• [Problem description]
Extract everything from the first line through the line with "y_ticks = list(range(0, 11))", both ends included, except for any pictures.
>>>
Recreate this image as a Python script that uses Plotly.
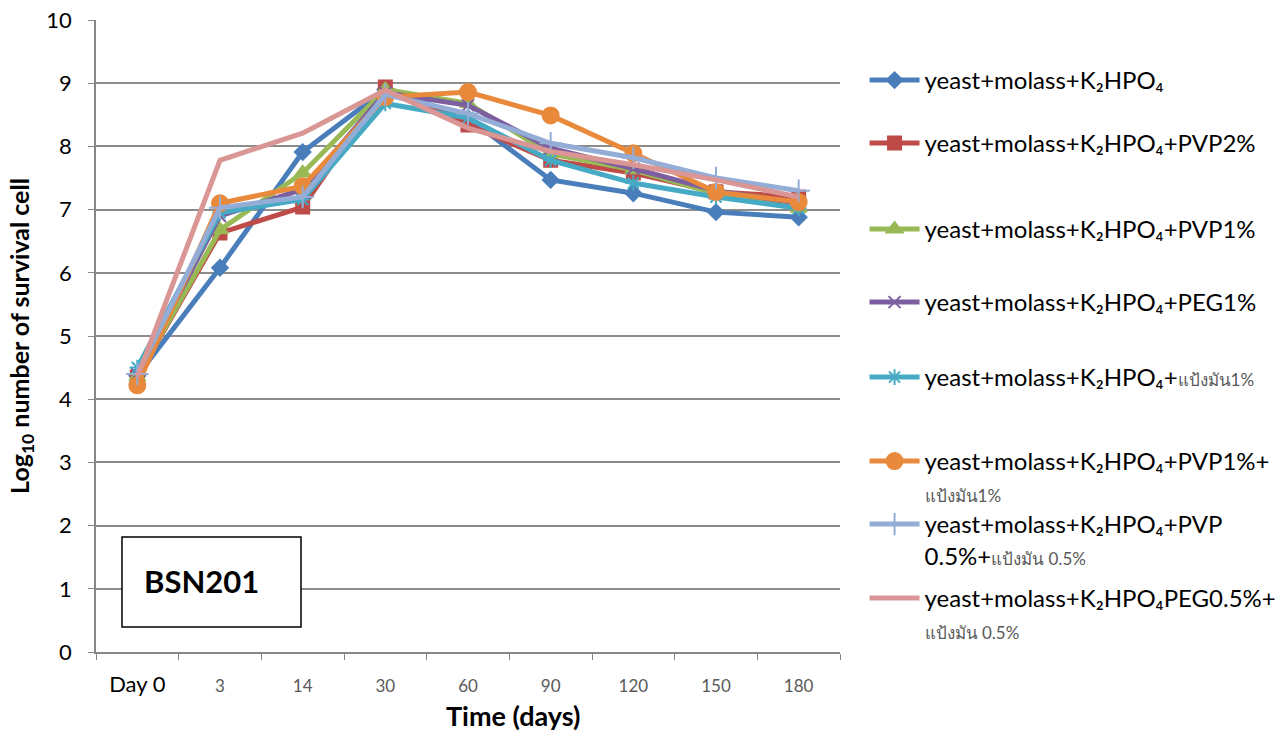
import plotly.graph_objects as go

categories = ["Day 0", "3", "14", "30", "60", "90", "120", "150", "180"]

s_k2hpo4 = [4.37, 6.08, 7.91, 8.90, 8.45, 7.47, 7.26, 6.96, 6.88]
s_pvp2 = [4.35, 6.63, 7.04, 8.94, 8.34, 7.78, 7.58, 7.28, 7.20]
s_pvp1 = [4.35, 6.68, 7.58, 8.90, 8.68, 7.88, 7.63, 7.25, 7.02]
s_peg1 = [4.40, 6.90, 7.32, 8.85, 8.65, 7.97, 7.65, 7.30, 7.10]
s_starch1 = [4.50, 6.95, 7.16, 8.68, 8.45, 7.78, 7.42, 7.20, 7.02]
s_pvp1_starch1 = [4.22, 7.10, 7.37, 8.78, 8.86, 8.49, 7.89, 7.28, 7.12]
s_pvp05_starch05 = [4.40, 7.03, 7.20, 8.82, 8.52, 8.05, 7.82, 7.50, 7.30]
s_peg05_starch05 = [4.35, 7.78, 8.21, 8.89, 8.29, 7.92, 7.71, 7.47, 7.20]

y_ticks = list(range(0, 11))

thai = "<span style='font-size:17px;color:#595959'>%s</span>"
series = [
    ("yeast+molass+K₂HPO₄", s_k2hpo4, "#4A7EBB", "diamond", 12),
    ("yeast+molass+K₂HPO₄+PVP2%", s_pvp2, "#BE4B48", "square", 13),
    ("yeast+molass+K₂HPO₄+PVP1%", s_pvp1, "#98B954", "triangle-up", 14),
    ("yeast+molass+K₂HPO₄+PEG1%", s_peg1, "#7D5FA0", "x-thin-open", 12),
    ("yeast+molass+K₂HPO₄+" + thai % "แป้งมัน1%", s_starch1, "#46AAC4", "asterisk-open", 13),
    ("yeast+molass+K₂HPO₄+PVP1%+<br>" + thai % "แป้งมัน1%", s_pvp1_starch1, "#E8893C", "circle", 16),
    ("yeast+molass+K₂HPO₄+PVP<br>0.5%+" + thai % "แป้งมัน 0.5%", s_pvp05_starch05, "#94ADD6", "cross-thin-open", 16),
    ("yeast+molass+K₂HPO₄PEG0.5%+<br>" + thai % "แป้งมัน 0.5%", s_peg05_starch05, "#D99694", None, 0),
]
legend_rows = [83, 146, 232, 305, 380, 464, 527, 601]  # pixel row of each legend entry

fig = go.Figure()
layout_legends = {}
for i, (name, vals, color, sym, size) in enumerate(series):
    mode = "lines+markers" if sym else "lines"
    marker = dict(symbol=sym, size=size, color=color, line=dict(color=color, width=2)) if sym else None
    lg = "legend" if i == 0 else "legend%d" % (i + 1)
    fig.add_trace(go.Scatter(
        x=categories, y=vals, name=name, mode=mode,
        line=dict(color=color, width=5),
        marker=marker, legend=lg,
    ))
    layout_legends[lg] = dict(
        x=1.033, y=(652 - (legend_rows[i] - 25)) / 632, xanchor="left", yanchor="top",
        font=dict(size=24, color="#000"), valign="top", itemwidth=50,
        bgcolor="rgba(0,0,0,0)",
    )

tick_text = ["<span style='font-size:22px;color:#000'>Day 0</span>"] + categories[1:]

fig.update_layout(
    width=1287, height=732,
    margin=dict(l=96, r=447, t=20, b=80, autoexpand=False),
    paper_bgcolor="white", plot_bgcolor="white",
    font=dict(family="Lato, Open Sans, sans-serif", color="#000"),
    showlegend=True,
    xaxis=dict(
        type="category", range=[-0.5, 8.5],
        tickvals=categories, ticktext=tick_text,
        tickfont=dict(size=17, color="#595959"),
        showgrid=False, showline=True, linecolor="#868686", linewidth=1.5,
        ticks="outside", tickson="boundaries", ticklen=6, tickcolor="#868686",
        ticklabelstandoff=18,
    ),
    yaxis=dict(
        range=[0, 10], tickvals=y_ticks,
        tickfont=dict(size=22, color="#000"),
        showgrid=True, gridcolor="#8C8C8C", gridwidth=1.5,
        showline=True, linecolor="#868686", linewidth=1.5,
        ticks="outside", ticklen=6, tickcolor="#868686",
        ticklabelstandoff=12,
        zeroline=False,
        title=dict(text="<b>Log<sub>10</sub> number of survival cell</b>", font=dict(size=25), standoff=10),
    ),
    **layout_legends,
)

# x-axis title (offset to the right of centre, as in the original)
fig.add_annotation(xref="paper", yref="paper", x=(513 - 96) / 744, y=(652 - 715) / 632,
                   xanchor="center", yanchor="middle", showarrow=False,
                   text="<b>Time (days)</b>", font=dict(size=27, color="#000"))

fig.add_shape(type="rect", xref="paper", yref="paper",
              x0=(122 - 96) / 744, x1=(301 - 96) / 744,
              y0=(652 - 627) / 632, y1=(652 - 537) / 632,
              line=dict(color="#000", width=1.5), fillcolor="white", layer="above")
fig.add_annotation(xref="paper", yref="paper", x=(201 - 96) / 744, y=(652 - 581) / 632,
                   xanchor="center", yanchor="middle",
                   text="<b>BSN201</b>", showarrow=False, font=dict(size=31, color="#000"))

fig.write_html("out.html")
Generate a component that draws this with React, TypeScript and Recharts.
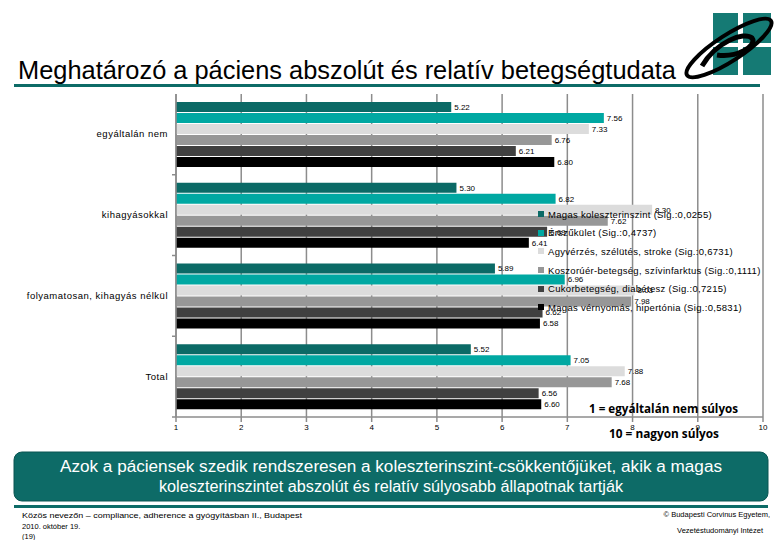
import { BarChart, Bar, XAxis, YAxis, CartesianGrid, LabelList } from "recharts";

// ─── data ────────────────────────────────────────────────

const categories = ["egyáltalán nem", "kihagyásokkal", "folyamatosan, kihagyás nélkül", "Total"];

const cholesterol = [5.22, 5.3, 5.89, 5.52];
const vascular = [7.56, 6.82, 6.96, 7.05];
const stroke = [7.33, 8.3, 8.03, 7.88];
const coronary = [6.76, 7.62, 7.98, 7.68];
const diabetes = [6.21, 6.69, 6.62, 6.56];
const hypertension = [6.8, 6.41, 6.58, 6.6];

const seriesNames = [
  "Magas koleszterinszint (Sig.:0,0255)",
  "Érszűkület (Sig.:0,4737)",
  "Agyvérzés, szélütés, stroke (Sig.:0,6731)",
  "Koszorúér-betegség, szívinfarktus (Sig.:0,1111)",
  "Cukorbetegség, diabétesz (Sig.:0,7215)",
  "Magas vérnyomás, hipertónia (Sig.:0,5831)",
];

const xTicks = [1, 2, 3, 4, 5, 6, 7, 8, 9, 10];

const SERIES = [
  { key: "s0", values: cholesterol, color: "#0b6a66" },
  { key: "s1", values: vascular, color: "#00a8a2" },
  { key: "s2", values: stroke, color: "#dcdcdc" },
  { key: "s3", values: coronary, color: "#979797" },
  { key: "s4", values: diabetes, color: "#404040" },
  { key: "s5", values: hypertension, color: "#000000" },
];

const rows = categories.map((name, i) => {
  const row: Record<string, string | number> = { name };
  SERIES.forEach((s) => (row[s.key] = s.values[i]));
  return row;
});

const FONT = "'Liberation Sans', Arial, sans-serif";
const TEAL = "#0d6b67";
const GRID = "#8c8c8c";

// ─── ticks / legend ──────────────────────────────────────

function CategoryTick(props: any) {
  const { x, y, payload } = props;
  const half = payload?.offset ?? 40;
  const axisX = x + 8;
  return (
    <g>
      <text x={x} y={y} dy={3} textAnchor="end" fontSize={9.5} letterSpacing={0.5} fill="#000" fontFamily={FONT}>
        {payload.value}
      </text>
      <line x1={axisX - 4} x2={axisX} y1={y + half} y2={y + half} stroke={GRID} strokeWidth={1.5} />
    </g>
  );
}

// legend sits on top of the bars, like in the slide
function SeriesLegend() {
  return (
    <div
      style={{
        position: "absolute",
        left: 538,
        top: 205,
        fontFamily: FONT,
        fontSize: 9.5,
        letterSpacing: 0.3,
        color: "#000",
        pointerEvents: "none",
      }}
    >
      {SERIES.map((s, i) => (
        <div key={s.key} style={{ height: 18.6, display: "flex", alignItems: "center", whiteSpace: "nowrap" }}>
          <span style={{ width: 6, height: 6, background: s.color, marginRight: 4, display: "inline-block" }} />
          {seriesNames[i]}
        </div>
      ))}
    </div>
  );
}

// ─── page decorations ────────────────────────────────────

function Decorations() {
  return (
    <svg width={780} height={540} style={{ position: "absolute", left: 0, top: 0, pointerEvents: "none" }}>
      <text x={18} y={79} fontSize={25} fontFamily={FONT} textLength={658} lengthAdjust="spacingAndGlyphs" fill="#000">
        Meghatározó a páciens abszolút és relatív betegségtudata
      </text>
      <rect x={14} y={84} width={746} height={3} fill={TEAL} />

      {/* logo */}
      <rect x={713} y={13} width={25} height={30} fill="#157a74" />
      <rect x={743} y={13} width={28} height={30} fill="#157a74" />
      <rect x={713} y={47} width={25} height={28} fill="#157a74" />
      <rect x={743} y={47} width={28} height={28} fill="#157a74" />
      <ellipse cx={729} cy={48} rx={50} ry={13} transform="rotate(-33 729 48)" fill="none" stroke="#000" strokeWidth={4} />
      <path d="M702 66 C 716 42, 744 31, 752 38 C 758 46, 736 58, 717 55" fill="none" stroke="#000" strokeWidth={5} />

      <text x={589} y={413} fontSize={13} fontWeight="bold" fontFamily="'Open Sans', sans-serif" textLength={149} lengthAdjust="spacingAndGlyphs">
        1 = egyáltalán nem súlyos
      </text>
      <text x={609} y={438} fontSize={13} fontWeight="bold" fontFamily="'Open Sans', sans-serif" textLength={110} lengthAdjust="spacingAndGlyphs">
        10 = nagyon súlyos
      </text>

      <rect x={14} y={452} width={754} height={49} rx={8} fill={TEAL} stroke="#0a5552" />
      <text x={391} y={472} fontSize={16} fill="#fff" fontFamily={FONT} textAnchor="middle" textLength={662} lengthAdjust="spacingAndGlyphs">
        Azok a páciensek szedik rendszeresen a koleszterinszint-csökkentőjüket, akik a magas
      </text>
      <text x={391} y={492} fontSize={16} fill="#fff" fontFamily={FONT} textAnchor="middle" textLength={464} lengthAdjust="spacingAndGlyphs">
        koleszterinszintet abszolút és relatív súlyosabb állapotnak tartják
      </text>
      <rect x={14} y={505} width={754} height={3} fill={TEAL} />

      <g fontSize={7.5} fontFamily={FONT} fill="#000">
        <text x={22} y={518} textLength={280} lengthAdjust="spacingAndGlyphs">
          Közös nevezőn – compliance, adherence a gyógyításban II., Budapest
        </text>
        <text x={22} y={529}>2010. október 19.</text>
        <text x={22} y={539}>(19)</text>
        <text x={770} y={517} textAnchor="end">© Budapesti Corvinus Egyetem,</text>
        <text x={763} y={533} textAnchor="end">Vezetéstudományi Intézet</text>
      </g>
    </svg>
  );
}

// ─── App ─────────────────────────────────────────────────

export default function App() {
  return (
    <div style={{ position: "absolute", left: 0, top: 0, width: 780, height: 540, background: "#fff", overflow: "hidden" }}>
      <BarChart
        width={780}
        height={540}
        data={rows}
        layout="vertical"
        margin={{ top: 94, right: 17, left: 0, bottom: 93 }}
        barCategoryGap="10%"
        barGap={1}
      >
        <CartesianGrid vertical horizontal={false} stroke={GRID} strokeWidth={1.5} />
        <XAxis
          type="number"
          domain={[1, 10]}
          ticks={xTicks}
          allowDataOverflow
          tick={{ fontSize: 8, fill: "#000", fontFamily: FONT }}
          tickSize={5}
          tickLine={{ stroke: GRID, strokeWidth: 1.5 }}
          axisLine={{ stroke: GRID, strokeWidth: 1.5 }}
          height={30}
        />
        <YAxis
          type="category"
          dataKey="name"
          width={176}
          tickLine={false}
          axisLine={{ stroke: GRID, strokeWidth: 1.5 }}
          tick={<CategoryTick />}
          interval={0}
        />
        {SERIES.map((s) => (
          <Bar key={s.key} dataKey={s.key} fill={s.color} isAnimationActive={false}>
            <LabelList
              dataKey={s.key}
              position="right"
              offset={3}
              fontSize={8}
              fill="#000"
              fontFamily={FONT}
              formatter={(v: any) => Number(v).toFixed(2)}
            />
          </Bar>
        ))}
      </BarChart>
      <SeriesLegend />
      <Decorations />
    </div>
  );
}
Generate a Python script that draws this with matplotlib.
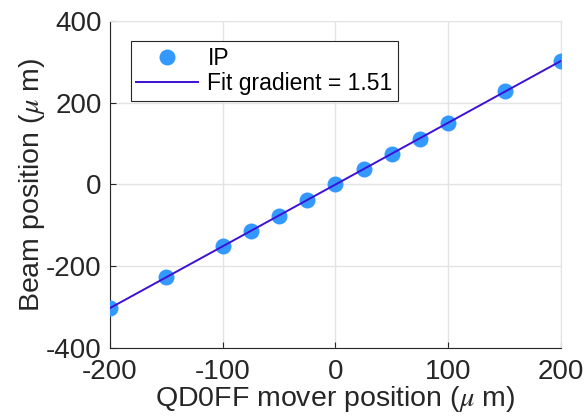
import numpy as np
import matplotlib
matplotlib.use('Agg')
import matplotlib.pyplot as plt

plt.rcParams['font.family'] = ['Liberation Sans', 'DejaVu Sans']
plt.rcParams['mathtext.fontset'] = 'stix'
plt.rcParams['axes.unicode_minus'] = False

# donnees
mover_pos = [-200, -150, -100, -75, -50, -25, 0, 25, 50, 75, 100, 150, 200]
beam_pos = [-303, -227, -151, -113, -76, -38, 0, 37, 75, 112, 151, 228, 302]
fit_x = [-200, 200]
gradient = 1.51
x_ticks = [-200, -100, 0, 100, 200]
y_ticks = [-400, -200, 0, 200, 400]

fig = plt.figure(figsize=(5.85, 4.16), dpi=100)
ax = fig.add_axes([0.188, 0.163, 0.771, 0.787])

ax.plot(mover_pos, beam_pos, 'o', color='#3399ff', markersize=11.5,
        markeredgewidth=0, label='IP', zorder=3)
fx = np.array(fit_x)
ax.plot(fx, gradient * fx, '-', color='#3d10d8', linewidth=1.4,
        label='Fit gradient = 1.51', zorder=4)

ax.set_xlim(-200, 200)
ax.set_ylim(-400, 400)
ax.set_xticks(x_ticks)
ax.set_yticks(y_ticks)
ax.grid(True, color='#e3e3e3', linewidth=1)
ax.set_axisbelow(True)

for s in ['top', 'right']:
    ax.spines[s].set_color('#e3e3e3')
for s in ['left', 'bottom']:
    ax.spines[s].set_color('#262626')
ax.tick_params(direction='in', length=4, labelsize=20, colors='#262626',
               top=False, right=False)
ax.tick_params(axis='x', pad=8)
ax.tick_params(axis='y', pad=6)

ax.set_xlabel(r'QD0FF mover position ($\mu$ m)', fontsize=20.5, color='#262626', labelpad=-1)
ax.set_ylabel(r'Beam position ($\mu$ m)', fontsize=20.5, color='#262626', labelpad=-1)

leg = ax.legend(loc='upper left', fontsize=16.5, frameon=True, fancybox=False,
                edgecolor='#262626', framealpha=1, borderaxespad=0.9,
                handlelength=2.7, handletextpad=0.4, borderpad=0.25,
                labelspacing=0.1)
leg.get_frame().set_linewidth(0.8)

fig.savefig('out.png', dpi=100)
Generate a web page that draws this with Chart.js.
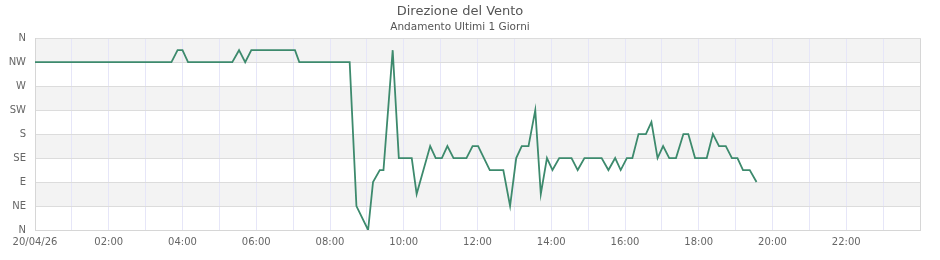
<!DOCTYPE html>
<html>
<head>
<meta charset="utf-8">
<script src="https://cdn.jsdelivr.net/npm/chart.js@4"></script>
<style>
  html, body { margin: 0; padding: 0; background: #fff; }
  #wrap { width: 940px; height: 260px; }
</style>
</head>
<body>
<div id="wrap"><canvas id="chart"></canvas></div>
<script>
// --- DATA ---
const times = ['00:00','03:42','03:52','04:00','04:09','05:21','05:32','05:42','05:52','07:03','07:10',
  '08:32','08:43','09:02','09:10','09:21','09:27','09:42','09:52','10:13','10:21','10:43','10:52',
  '11:02','11:11','11:21','11:42','11:52','12:01','12:20','12:42','12:53','13:03','13:12','13:23',
  '13:34','13:43','13:53','14:02','14:13','14:33','14:43','14:54','15:22','15:33','15:44','15:53',
  '16:03','16:12','16:22','16:34','16:43','16:53','17:02','17:12','17:23','17:35','17:43','17:54',
  '18:13','18:23','18:33','18:44','18:54','19:03','19:12','19:23','19:34'];
const directions = [315,315,337.5,337.5,315,315,337.5,315,337.5,337.5,315,
  315,45,0,90,112.5,112.5,337.5,135,135,67.5,157.5,135,
  135,157.5,135,135,157.5,157.5,112.5,112.5,45,135,157.5,157.5,
  225,67.5,135,112.5,135,135,112.5,135,135,112.5,135,112.5,
  135,135,180,180,202.5,135,157.5,135,135,180,180,135,
  135,180,157.5,157.5,135,135,112.5,112.5,90];
const compassLabels = ['N','NE','E','SE','S','SW','W','NW','N'];
const xTickLabels = ['20/04/26','02:00','04:00','06:00','08:00','10:00','12:00','14:00','16:00','18:00','20:00','22:00'];
const titleText = 'Direzione del Vento';
const subtitleText = 'Andamento Ultimi 1 Giorni';

function toMinutes(t) {
  const [h, m] = t.split(':').map(Number);
  return h * 60 + m;
}

const points = times.map((t, i) => ({ x: toMinutes(t), y: directions[i] }));

// alternating grey bands behind the grid
const bandsPlugin = {
  id: 'bands',
  beforeDraw(chart) {
    const { ctx, chartArea, scales } = chart;
    const y = scales.y;
    ctx.save();
    ctx.fillStyle = '#f3f3f3';
    for (let v = 45; v < 360; v += 90) {
      const top = y.getPixelForValue(v + 45);
      const bottom = y.getPixelForValue(v);
      ctx.fillRect(chartArea.left, top, chartArea.right - chartArea.left, bottom - top);
    }
    ctx.restore();
  }
};

const font = 'DejaVu Sans';

new Chart(document.getElementById('chart'), {
  type: 'line',
  data: {
    datasets: [{
      data: points,
      borderColor: '#3d8a6d',
      borderWidth: 1.8,
      pointRadius: 0,
      tension: 0,
      fill: false
    }]
  },
  options: {
    responsive: true,
    maintainAspectRatio: false,
    animation: false,
    layout: { padding: { left: 0, right: 20, top: 0, bottom: 0 } },
    plugins: {
      legend: { display: false },
      tooltip: { enabled: false },
      title: {
        display: true,
        text: titleText,
        color: '#555',
        font: { family: font, size: 13, weight: 'normal' },
        padding: { top: 4, bottom: 0 }
      },
      subtitle: {
        display: true,
        text: subtitleText,
        color: '#555',
        font: { family: font, size: 10.5, weight: 'normal' },
        padding: { top: 1, bottom: 5 }
      }
    },
    scales: {
      x: {
        type: 'linear',
        min: 0,
        max: 1440,
        afterBuildTicks(scale) {
          const t = [];
          for (let v = 0; v <= 1440; v += 60) t.push({ value: v });
          scale.ticks = t;
        },
        afterFit(scale) { scale.height = 30; },
        ticks: {
          autoSkip: false,
          maxRotation: 0,
          padding: 6,
          color: '#666',
          font: { family: font, size: 10 },
          callback(v) {
            if (v % 120 !== 0 || v >= 1440) return '';
            return xTickLabels[v / 120];
          }
        },
        grid: {
          drawTicks: false,
          color: ctx => (ctx.tick && ctx.tick.value === 1440) ? '#d6d6d6' : '#e6e6f8',
          lineWidth: 1
        },
        border: { color: '#d6d6d6' }
      },
      y: {
        min: 0,
        max: 360,
        afterFit(scale) { scale.width = 35; },
        ticks: {
          stepSize: 45,
          padding: 9,
          color: '#666',
          font: { family: font, size: 10 },
          callback: v => compassLabels[v / 45]
        },
        grid: { drawTicks: false, color: '#dcdcdc' },
        border: { color: '#d6d6d6' }
      }
    }
  },
  plugins: [bandsPlugin]
});
</script>
</body>
</html>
<<<
• [Finished answer]
Recreate this image as a Python script that uses Plotly.
import plotly.graph_objects as go

categories = ["Day 0", "3", "14", "30", "60", "90", "120", "150", "180"]

s_k2hpo4 = [4.37, 6.08, 7.91, 8.90, 8.45, 7.47, 7.26, 6.96, 6.88]
s_pvp2 = [4.35, 6.63, 7.04, 8.94, 8.34, 7.78, 7.58, 7.28, 7.20]
s_pvp1 = [4.35, 6.68, 7.58, 8.90, 8.68, 7.88, 7.63, 7.25, 7.02]
s_peg1 = [4.40, 6.90, 7.32, 8.85, 8.65, 7.97, 7.65, 7.30, 7.10]
s_starch1 = [4.50, 6.95, 7.16, 8.68, 8.45, 7.78, 7.42, 7.20, 7.02]
s_pvp1_starch1 = [4.22, 7.10, 7.37, 8.78, 8.86, 8.49, 7.89, 7.28, 7.12]
s_pvp05_starch05 = [4.40, 7.03, 7.20, 8.82, 8.52, 8.05, 7.82, 7.50, 7.30]
s_peg05_starch05 = [4.35, 7.78, 8.21, 8.89, 8.29, 7.92, 7.71, 7.47, 7.20]

y_ticks = list(range(0, 11))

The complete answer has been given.